MATERIAL FOR THIS EXERCISE:
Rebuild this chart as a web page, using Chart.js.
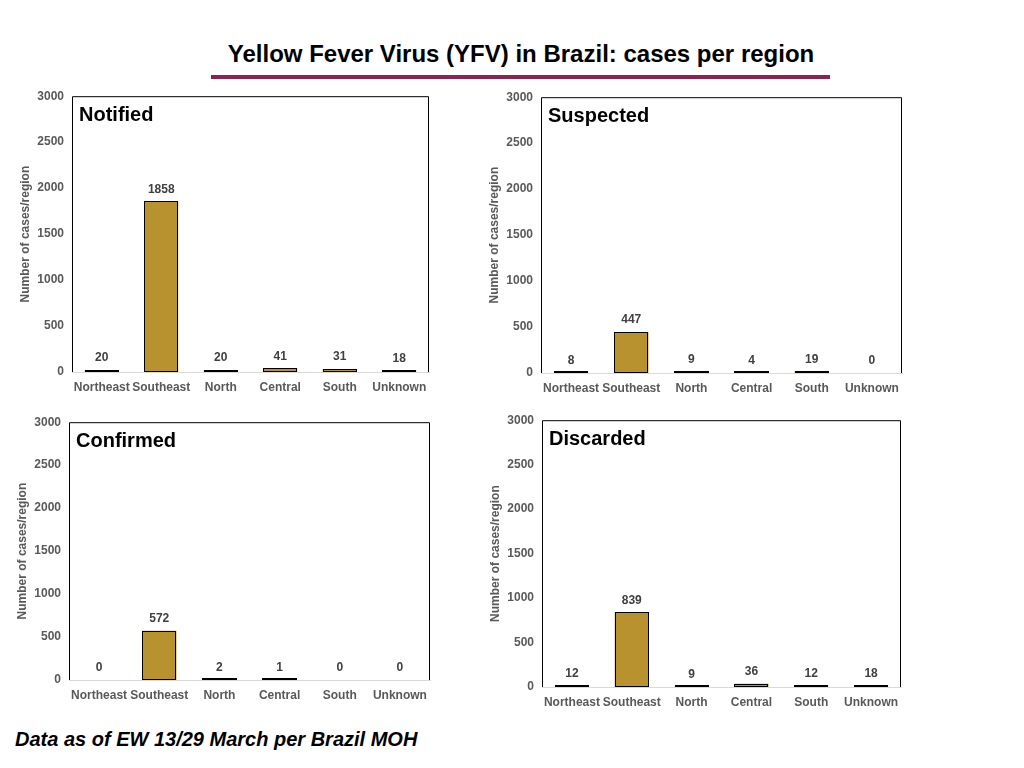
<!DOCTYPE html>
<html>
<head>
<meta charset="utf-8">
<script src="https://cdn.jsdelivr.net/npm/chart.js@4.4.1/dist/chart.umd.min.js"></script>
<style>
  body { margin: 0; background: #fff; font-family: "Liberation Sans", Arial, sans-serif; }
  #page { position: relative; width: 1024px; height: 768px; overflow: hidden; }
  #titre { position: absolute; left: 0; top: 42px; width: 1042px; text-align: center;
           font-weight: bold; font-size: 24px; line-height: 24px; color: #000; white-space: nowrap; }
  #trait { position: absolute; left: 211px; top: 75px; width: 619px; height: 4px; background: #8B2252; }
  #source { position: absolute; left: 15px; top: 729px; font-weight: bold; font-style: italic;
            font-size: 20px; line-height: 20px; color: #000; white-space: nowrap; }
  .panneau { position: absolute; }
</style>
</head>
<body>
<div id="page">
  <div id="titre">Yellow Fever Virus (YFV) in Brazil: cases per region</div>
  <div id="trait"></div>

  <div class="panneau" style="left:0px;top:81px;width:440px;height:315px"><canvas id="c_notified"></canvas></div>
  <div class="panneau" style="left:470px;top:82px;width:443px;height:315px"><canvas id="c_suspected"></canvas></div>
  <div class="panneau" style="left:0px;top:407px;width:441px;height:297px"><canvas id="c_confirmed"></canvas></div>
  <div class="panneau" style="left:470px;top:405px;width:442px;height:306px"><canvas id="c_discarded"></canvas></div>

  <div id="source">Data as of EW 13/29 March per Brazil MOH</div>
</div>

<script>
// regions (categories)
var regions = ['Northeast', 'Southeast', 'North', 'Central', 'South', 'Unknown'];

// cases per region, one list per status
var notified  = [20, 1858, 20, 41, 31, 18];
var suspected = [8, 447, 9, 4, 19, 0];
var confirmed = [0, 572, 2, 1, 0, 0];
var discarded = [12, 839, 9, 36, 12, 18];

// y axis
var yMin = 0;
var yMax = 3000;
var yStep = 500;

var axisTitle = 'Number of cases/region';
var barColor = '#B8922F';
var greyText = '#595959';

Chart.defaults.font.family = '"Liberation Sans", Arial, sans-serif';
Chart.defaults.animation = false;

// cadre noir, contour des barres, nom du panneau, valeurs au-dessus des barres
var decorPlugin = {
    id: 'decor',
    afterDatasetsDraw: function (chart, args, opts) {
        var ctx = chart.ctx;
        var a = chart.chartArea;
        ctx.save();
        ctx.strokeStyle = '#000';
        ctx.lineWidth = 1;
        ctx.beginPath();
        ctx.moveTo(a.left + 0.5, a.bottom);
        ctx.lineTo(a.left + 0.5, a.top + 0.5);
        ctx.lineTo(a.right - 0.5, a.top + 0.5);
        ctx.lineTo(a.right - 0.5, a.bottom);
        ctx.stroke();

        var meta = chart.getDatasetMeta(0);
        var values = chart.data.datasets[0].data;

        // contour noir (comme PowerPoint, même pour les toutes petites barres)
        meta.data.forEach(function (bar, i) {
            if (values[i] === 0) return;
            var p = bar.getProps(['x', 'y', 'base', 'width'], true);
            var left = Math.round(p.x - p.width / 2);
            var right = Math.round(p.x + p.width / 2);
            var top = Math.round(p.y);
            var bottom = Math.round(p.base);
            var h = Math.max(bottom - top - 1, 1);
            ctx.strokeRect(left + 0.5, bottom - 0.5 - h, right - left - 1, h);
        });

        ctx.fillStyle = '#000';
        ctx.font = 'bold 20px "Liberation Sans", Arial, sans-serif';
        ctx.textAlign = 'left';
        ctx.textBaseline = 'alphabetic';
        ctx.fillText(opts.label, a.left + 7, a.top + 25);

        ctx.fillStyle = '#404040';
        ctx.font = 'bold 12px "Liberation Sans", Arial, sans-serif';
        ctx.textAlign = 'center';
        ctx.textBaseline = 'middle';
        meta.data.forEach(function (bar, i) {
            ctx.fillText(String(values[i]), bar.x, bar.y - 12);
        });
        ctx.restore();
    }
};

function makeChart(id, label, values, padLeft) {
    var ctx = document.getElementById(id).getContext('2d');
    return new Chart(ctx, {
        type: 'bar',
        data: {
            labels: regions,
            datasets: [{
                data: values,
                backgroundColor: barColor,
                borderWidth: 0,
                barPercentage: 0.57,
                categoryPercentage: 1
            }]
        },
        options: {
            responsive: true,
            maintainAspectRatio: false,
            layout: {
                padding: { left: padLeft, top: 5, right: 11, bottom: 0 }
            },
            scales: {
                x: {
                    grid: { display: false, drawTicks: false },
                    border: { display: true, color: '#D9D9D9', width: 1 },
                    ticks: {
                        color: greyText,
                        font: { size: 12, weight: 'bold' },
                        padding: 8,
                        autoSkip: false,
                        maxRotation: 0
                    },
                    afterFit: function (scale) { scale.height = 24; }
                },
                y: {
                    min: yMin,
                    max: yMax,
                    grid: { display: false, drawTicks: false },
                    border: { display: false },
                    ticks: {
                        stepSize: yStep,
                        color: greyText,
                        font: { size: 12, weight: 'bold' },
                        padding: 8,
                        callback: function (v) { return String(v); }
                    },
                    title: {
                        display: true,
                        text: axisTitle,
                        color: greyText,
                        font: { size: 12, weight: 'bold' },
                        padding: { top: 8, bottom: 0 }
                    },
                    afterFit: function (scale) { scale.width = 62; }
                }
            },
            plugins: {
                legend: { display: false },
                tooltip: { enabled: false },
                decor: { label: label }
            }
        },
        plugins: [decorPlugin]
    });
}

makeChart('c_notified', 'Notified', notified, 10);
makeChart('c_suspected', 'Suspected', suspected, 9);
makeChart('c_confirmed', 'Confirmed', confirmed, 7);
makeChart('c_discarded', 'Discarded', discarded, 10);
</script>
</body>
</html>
---
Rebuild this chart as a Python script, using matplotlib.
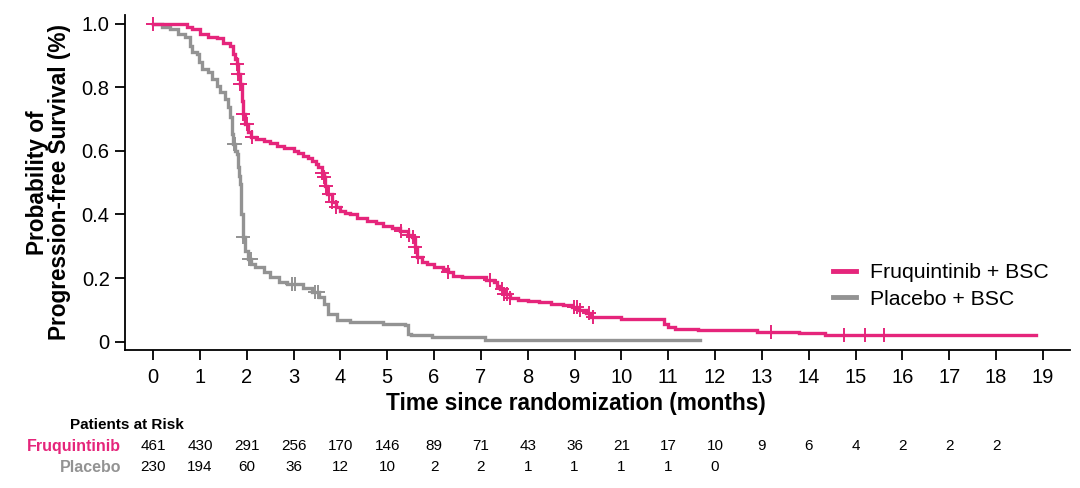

WORK REQUIRED: Within the listing above, copy each line that has the string "using".

RESULT:
Rebuild this chart as a web page, using Chart.js.
Rebuild this chart as a Python script, using matplotlib.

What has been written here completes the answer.